Most bomb threats that are called in are intended to disrupt normal business and activities and do not actually involve a bomb. However, every bomb threat must be considered real and must be properly investigated to ensure the safety of building occupants.
Steps to Follow
Written Bomb Threat:
- Ensure the document is handled by as few people as possible.
- Turn the document over to DPS as soon as possible.
- If the threat is received via e-mail or voice mail, save it and notify Department of Public Safety immediately
Telephoned Bomb Threat:
- Remain calm and attempt to ask a nearby person to notify DPS.
- Pay attention to the phone display, if possible, and record the information on the phone window.
- Keep the caller on the line as long as possible and attempt to gather as much information as possible.

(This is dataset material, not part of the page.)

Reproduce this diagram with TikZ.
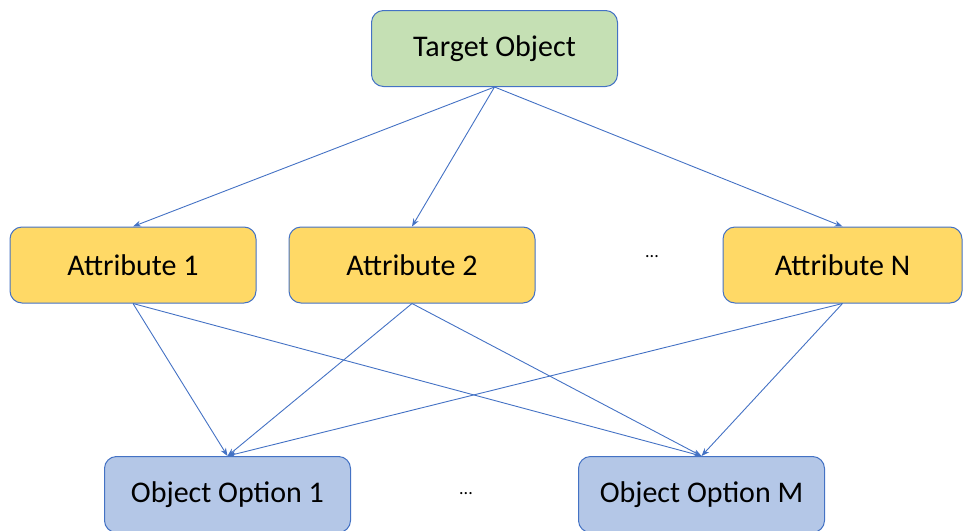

Questions to ask include (per Federal Bureau of Investigation guidelines):
- When is the bomb going to explode?
- Where is it right now?
- What does it look like?
- What kind of bomb is it?
- What will cause it to explode?
- Did you place the bomb?
- Why did you do it?
- What is your name?
- What is your address?
Information to gather about the caller:
- The exact wording of the threat
- Sex of the caller
- Age of the caller
- Race of the caller
- Length of the call
- Date and time the call was taken
- Any additional notes
Information to note about the sounds during the call:
- Is the voice familiar, and who does it sound like?
- What best describes the caller’s voice (calm, angry, excited, slow, rapid, soft, lound, etc.)
- Were there any background noises such as street noises, animal noises, clear, static, music, house noises, motor, factory, office.